When I became a religion major my freshman year of college my poor parents shook their heads and wondered why they bothered sending me to a non-state school if I was going to waste my time in a major that I'd never be able to use. I stayed in the major because I absolutely loved the topic, knew I was going to teach elementary school and really just needed a "strong liberal arts background". (As a religion major you become good at saying that when anyone questions why on earth you chose religion...)
My first year teaching I quickly realized that I had somehow landed in a career that allowed me to use both my education background AND my religion major.
My diverse first grade class was made up of 2 Hindus from India, 1 Christian from India, 1 Muslim from North Carolina, 2 Christians from America, 1 Christian from Bulgaria, 7 Catholics from South American Countries, and 1 Jewish boy from Argentina.
We occasionally had some fairly intense religious debates. Once I was eating lunch with my little Muslim girl and one of the boys from South America, when the little Muslim girl was explaining why she didn't celebrate Halloween. "Halloween is dirty" she stated, "Just like boys and Jesus". Try telling a boy from Bolivia that Jesus is dirty. His first grade fist slammed on the table and he let out a low "JESUS IS NOT DIRTY". Quickly I tried to turn this into a discussion about how great it is that we all have different beliefs but can still be friends in first grade. Isn't America grand? MMMM.... this cafeteria food sure is yummy. Drink you're milk.
Another memorable event was one day a little boy raised his hand and asked, "Excuse me, Ms. L? Even how are you ever going to get a husband if your hair looks like that?" The class murmured in agreement. "Yes Ms. L? How even?"
One boy from India raised his and defended me, "Why Ms. L! It's easy! You just ask your parents and they will find one for you."
The most interesting were the debates between the children from India. They were all very deep-thinkers and unable to understand the differences in one another's religion since they were all from India. The Christian in the group tried explaining to the Hindus the difference. You might have many, many gods but really there are three Gods, "The Father, The Son, and The Holy Ghost". I thought that explanation made perfect sense coming from an Indian-Hindu background. One of the Hindu children however, did not. "But really, you are so sad that your Jesus God died. There are more gods than that, Sunil. There are many gods that died. Look at Krishna. Krishna died too. It's sad whenever a god dies."

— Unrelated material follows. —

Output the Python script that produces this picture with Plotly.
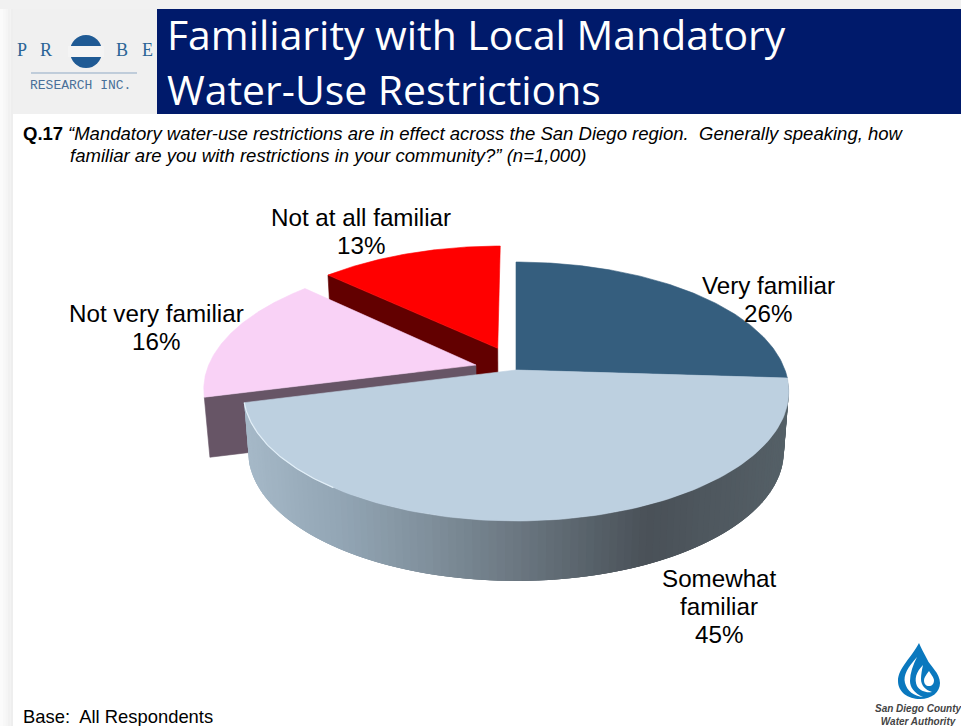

I loved that class for their religious debates, their strong beliefs, and their great personalities. Since then I have had other very diverse classes but perhaps in my older, wiser teacher mentality I have sadly kept my students more on topic and limited these debates. It's funny that sometimes as we become 'better' teachers we lose out on some of the energy first and second year teachers bring to the classroom.